There is an ongoing discussion/debate regarding the handling of NULLS in a data warehouse, however, the following article by Michelle Poolet summarizes it beautifully – “consider the data warehouse business requirements” (see http://sqlmag.com/database-administration/null-data-warehouse).
Beyond consideration, there are some data types that should get the DEFAULT treatment (bit, char, nchar, nvarchar, and varchar) and the following script can assist in creating these across every applicable column in your database.
SELECT Object_schema_name(T.[object_id], Db_id()) AS [Schema], T.[name] AS [table_name], AC.[name] AS [column_name], TY.[name] AS system_data_type, AC.[max_length], AC.[precision], AC.[scale], AC.[is_nullable], AC.[is_ansi_padded], 'ALTER TABLE dbo.' + T.[name] + ' ADD CONSTRAINT ' + AC.[name] + ' DEFAULT(' + CASE TY.[name] --WHEN 'int' THEN '0' --WHEN 'bigint' THEN '0' WHEN 'varchar' THEN '' WHEN 'bit' THEN '' WHEN 'char' THEN '' WHEN 'smalldatetime' THEN '' WHEN 'datetime' THEN '' --WHEN 'tinyint' THEN '0' --WHEN 'smallint' THEN '0' WHEN 'nvarchar' THEN '' --WHEN 'money' THEN '0.00' ELSE '' END +') FOR '+ac.name AS sqlstring FROM sys.[tables] AS T INNER JOIN sys.[all_columns] AC ON T.[object_id] = AC.[object_id] INNER JOIN sys.[types] TY ON AC.[system_type_id] = TY.[system_type_id] AND AC.[user_type_id] = TY.[user_type_id] WHERE T.[is_ms_shipped] = 0 AND T.[name] LIKE ('DIM%') AND AC.[name] NOT LIKE ( '%SrgKey%' ) AND TY.[name] in ('varchar', 'bit' , 'char', 'smalldatetime', 'datetime' , 'nvarchar')
I’ve taken the approach of defaulting values for all columns (less those affected by the WHERE clause) in my STAGING Database.
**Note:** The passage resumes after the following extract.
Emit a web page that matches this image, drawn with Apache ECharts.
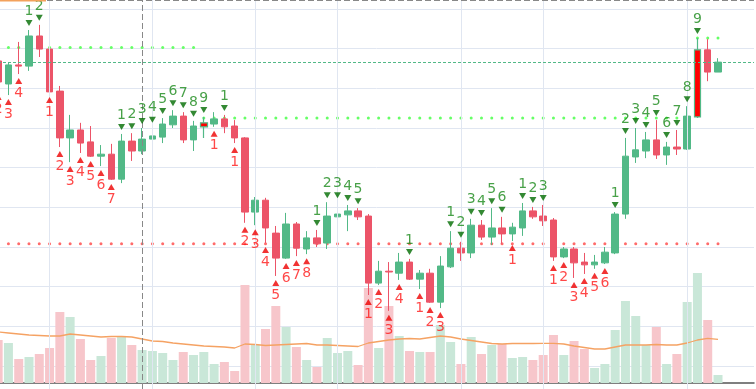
<!DOCTYPE html>
<html><head><meta charset="utf-8">
<script src="https://cdn.jsdelivr.net/npm/echarts@6/dist/echarts.min.js"></script>
<style>html,body{margin:0;padding:0;background:#fff;overflow:hidden}#c{width:756px;height:389px}</style>
</head><body><div id="c"></div>
<script>
// ---- data ----
const categories = ['T01','T02','T03','T04','T05','T06','T07','T08','T09','T10','T11','T12','T13','T14','T15','T16','T17','T18','T19','T20',
'T21','T22','T23','T24','T25','T26','T27','T28','T29','T30','T31','T32','T33','T34','T35','T36','T37','T38','T39','T40',
'T41','T42','T43','T44','T45','T46','T47','T48','T49','T50','T51','T52','T53','T54','T55','T56','T57','T58','T59','T60',
'T61','T62','T63','T64','T65','T66','T67','T68','T69','T70','T71','T72','T73','T74'];

const openP = [27.69,27.11,27.59,27.56,28.32,27.99,26.93,25.75,25.95,25.65,
25.29,25.34,24.71,25.67,25.42,25.72,25.77,26.08,26.30,25.70,
26.03,26.10,26.23,26.05,25.75,23.88,24.18,23.35,22.72,23.58,
22.95,23.23,23.10,23.76,23.81,23.91,23.78,22.09,22.39,22.34,
22.62,22.19,22.34,21.61,22.50,22.97,22.85,23.55,23.25,23.48,
23.33,23.48,23.91,23.78,23.68,22.75,22.95,22.62,22.55,22.60,
22.85,23.83,25.27,25.42,25.70,25.32,25.52,25.47,26.28,27.97,27.41];
const closeP = [27.16,27.59,27.56,28.32,27.99,26.91,25.75,25.95,25.62,25.29,
25.34,24.71,25.67,25.42,25.72,25.80,26.10,26.30,25.70,26.05,
26.13,26.23,26.03,25.75,23.88,24.18,23.48,22.72,23.58,22.97,
23.23,23.08,23.78,23.83,23.91,23.76,22.09,22.39,22.37,22.62,
22.19,22.34,21.61,22.52,22.97,22.85,23.55,23.25,23.48,23.33,
23.50,23.91,23.76,23.66,22.75,22.95,22.60,22.55,22.62,22.87,
23.83,25.29,25.45,25.70,25.32,25.52,25.47,26.30,27.97,27.41,27.66];
const highP = [27.84,27.66,28.17,28.47,28.60,28.02,27.06,26.33,26.13,26.05,
25.57,25.60,25.85,25.87,26.00,26.03,26.25,26.45,26.40,26.18,
26.28,26.40,26.33,26.20,25.77,24.26,24.24,23.53,23.86,23.63,
23.40,23.43,24.13,24.13,24.06,23.98,23.83,22.65,22.62,22.85,
22.70,22.42,22.45,22.77,23.40,23.13,23.71,23.68,23.98,23.76,
23.61,24.11,24.01,24.06,23.73,23.00,23.00,22.85,22.80,23.00,
23.88,25.75,26.00,25.90,26.20,25.65,25.95,26.55,28.27,28.24,27.76];
const lowP = [26.96,26.83,27.36,27.44,27.79,26.88,25.52,25.14,25.37,25.27,
25.04,24.69,24.61,25.17,25.34,25.32,25.62,26.00,25.62,25.42,
25.75,26.03,25.87,25.62,23.61,23.55,23.10,22.27,22.70,22.77,
22.82,23.00,22.95,23.63,23.40,23.68,21.79,22.04,21.39,22.17,
22.17,21.94,21.59,21.46,22.47,22.65,22.72,23.18,23.05,23.08,
23.15,23.28,23.71,23.53,22.65,22.72,22.22,22.32,22.45,22.57,
22.82,23.71,25.12,25.24,25.22,25.07,25.32,25.45,26.25,27.18,27.41];

const volume = [43,40,24,26,29,35,71,66,44,23,
27,45,46,38,33,32,30,23,31,28,
31,19,21,12,98,38,54,77,56,36,
23,16,45,30,32,18,95,35,77,47,
32,31,31,58,41,19,46,29,38,39,
25,26,23,28,48,28,42,34,15,19,
53,82,67,38,56,19,29,81,110,63,8];
const volumeMA = [51,50,49,48,47.5,47,47,49,48,47,
46,46.5,46.5,46,44,42,41.5,40,39,38,
37,36.5,36,35,39,38.5,37.5,38,38.5,39,
39.5,38,38,37.5,37,36.5,40,41.5,43,44,
44.5,44,45.5,47,46,44,42.5,41,39.5,39,
39.5,39.7,39.5,39.7,39.7,39,37,35.5,34,34,
36,38,38,38,38.5,38,38,40,43,44.7,43.7];

// TD setup counts: [index, count]
const tdSell = [[3,1],[4,2],[12,1],[13,2],[14,3],[15,4],[16,5],[17,6],[18,7],[19,8],[20,9],[22,1],
[31,1],[32,2],[33,3],[34,4],[35,5],[40,1],[44,1],[45,2],[46,3],[47,4],[48,5],[49,6],
[51,1],[52,2],[53,3],[60,1],[61,2],[62,3],[63,4],[64,5],[65,6],[66,7],[67,8],[68,9]];
const tdBuy = [[0,2],[1,3],[2,4],[5,1],[6,2],[7,3],[8,4],[9,5],[10,6],[11,7],[21,1],[23,1],
[24,2],[25,3],[26,4],[27,5],[28,6],[29,7],[30,8],[36,1],[37,2],[38,3],[39,4],[41,1],[42,2],[43,3],
[50,1],[54,1],[55,2],[56,3],[57,4],[58,5],[59,6]];

// TDST levels: [fromIndex, toIndex, price]
const resistanceLevels = [[0,19,28.03],[20,67,26.25],[68,70,28.27]];
const supportLevels = [[0,70,23.08]];

const monthStartCats = ['T06','T16','T26','T34','T46','T54','T68'];
const crosshairCat = 'T15';

// ---- styles ----
const GREEN = '#52b987', RED = '#ec5468';
const GREEN_V = '#c9e7d8', RED_V = '#f7c6cb';

const n = openP.length;
const setup9 = new Set(tdSell.filter(d => d[1] === 9).map(d => d[0]));
const candleData = openP.map((o, i) => {
  const item = { value: [o, closeP[i], lowP[i], highP[i]] };
  if (setup9.has(i)) item.itemStyle = { color: '#ff0000', borderColor: GREEN, borderWidth: 1.2 };
  return item;
});
const volData = volume.map((v, i) => ({ value: v, itemStyle: { color: closeP[i] >= openP[i] ? GREEN_V : RED_V } }));
function expandLevels(segs) {
  const arr = categories.map(() => null);
  segs.forEach(([a, b, v]) => { for (let i = a; i <= b; i++) arr[i] = v; });
  return arr;
}

const axisOff = { axisLine: { show: false }, axisTick: { show: false }, axisLabel: { show: false }, splitLine: { show: false } };

const chart = echarts.init(document.getElementById('c'), null, { renderer: 'canvas' });
chart.setOption({
  animation: false,
  textStyle: { fontFamily: 'DejaVu Sans' },
  grid: [
    { left: -7, right: 2, top: 9, bottom: 23, outerBoundsMode: 'none' },
    { left: -7, right: 2, top: 270, bottom: 6, outerBoundsMode: 'none' },
    { left: -7, right: 2, top: 0, bottom: 0, outerBoundsMode: 'none' }
  ],
  xAxis: [0, 1, 2].map(g => Object.assign({}, axisOff, {
    type: 'category', gridIndex: g, data: categories, boundaryGap: true,
    axisLine: { show: g === 1, onZero: false, lineStyle: { color: '#555', width: 1.5 } }
  })),
  yAxis: [
    Object.assign({}, axisOff, { type: 'value', gridIndex: 0, min: 20, max: 29, interval: 1,
      splitLine: { show: true, lineStyle: { color: '#e0e6f1', width: 1 } } }),
    Object.assign({}, axisOff, { type: 'value', gridIndex: 1, min: 0, max: 113 }),
    Object.assign({}, axisOff, { type: 'value', gridIndex: 2, min: 0, max: 1 })
  ],
  graphic: [
    { type: 'rect', left: 0, top: -20, shape: { width: 46, height: 21.5 }, style: { fill: '#f3a25c' }, z: 100 }
  ],
  series: [
    { type: 'line', xAxisIndex: 2, yAxisIndex: 2, data: categories.map(() => null), z: 0, silent: true,
      markLine: { symbol: ['none', 'none'], silent: true, label: { show: false }, animation: false,
        lineStyle: { color: '#e0e6f1', type: 'solid', width: 1 },
        data: monthStartCats.map(c => ({ xAxis: c })) } },
    { type: 'line', xAxisIndex: 0, yAxisIndex: 0, data: expandLevels(resistanceLevels), z: 1, silent: true,
      symbol: 'circle', symbolSize: 3, showSymbol: true, showAllSymbol: true, connectNulls: false,
      lineStyle: { width: 0, opacity: 0 }, itemStyle: { color: '#66ff66' } },
    { type: 'line', xAxisIndex: 0, yAxisIndex: 0, data: expandLevels(supportLevels), z: 1, silent: true,
      symbol: 'circle', symbolSize: 3, showSymbol: true, showAllSymbol: true, connectNulls: false,
      lineStyle: { width: 0, opacity: 0 }, itemStyle: { color: '#ff6b6b' } },
    { type: 'bar', xAxisIndex: 1, yAxisIndex: 1, data: volData, barWidth: 9, z: 1, silent: true },
    { type: 'line', xAxisIndex: 1, yAxisIndex: 1, data: volumeMA, z: 2, silent: true, symbol: 'none',
      lineStyle: { color: '#f5a263', width: 1.3 } },
    { type: 'candlestick', xAxisIndex: 0, yAxisIndex: 0, data: candleData, barWidth: 7, z: 3, silent: true,
      itemStyle: { color: GREEN, color0: RED, borderColor: GREEN, borderColor0: RED, borderWidth: 1 },
      markLine: { symbol: ['none', 'none'], silent: true, label: { show: false }, animation: false,
        lineStyle: { color: GREEN, type: [3, 2], width: 1 },
        data: [{ yAxis: closeP[n - 1] }] } },
    { type: 'scatter', xAxisIndex: 0, yAxisIndex: 0, z: 5, silent: true,
      symbol: 'path://M0 0 L8 0 L4 7 Z', symbolSize: [7, 6], symbolOffset: [0, -7],
      itemStyle: { color: '#006b00' },
      label: { show: true, position: 'top', distance: 2, color: '#1a8a1a', fontSize: 14, formatter: p => String(p.data[2]) },
      data: tdSell.map(([i, c]) => [categories[i], highP[i], c]) },
    { type: 'scatter', xAxisIndex: 0, yAxisIndex: 0, z: 5, silent: true,
      symbol: 'path://M4 0 L8 7 L0 7 Z', symbolSize: [7, 6], symbolOffset: [0, 7],
      itemStyle: { color: '#ee0000' },
      label: { show: true, position: 'bottom', distance: 2, color: '#ff1a1a', fontSize: 14, formatter: p => String(p.data[2]) },
      data: tdBuy.map(([i, c]) => [categories[i], lowP[i], c]) },
    { type: 'line', xAxisIndex: 2, yAxisIndex: 2, data: categories.map(() => null), z: 10, silent: true,
      markLine: { symbol: ['none', 'none'], silent: true, label: { show: false }, animation: false,
        lineStyle: { color: '#888', type: [6, 3], width: 1 },
        data: [{ xAxis: crosshairCat }, { yAxis: 0.9985 }] } }
  ]
});
</script></body></html>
The thought is that the non-NULL values inserted into my staging tables will persist to the TARGET database and I won’t experience one of a variety of issues (OLAP, T-SQL, or otherwise) that a development and/or user team will encounter due to having NULL values in the data warehouse.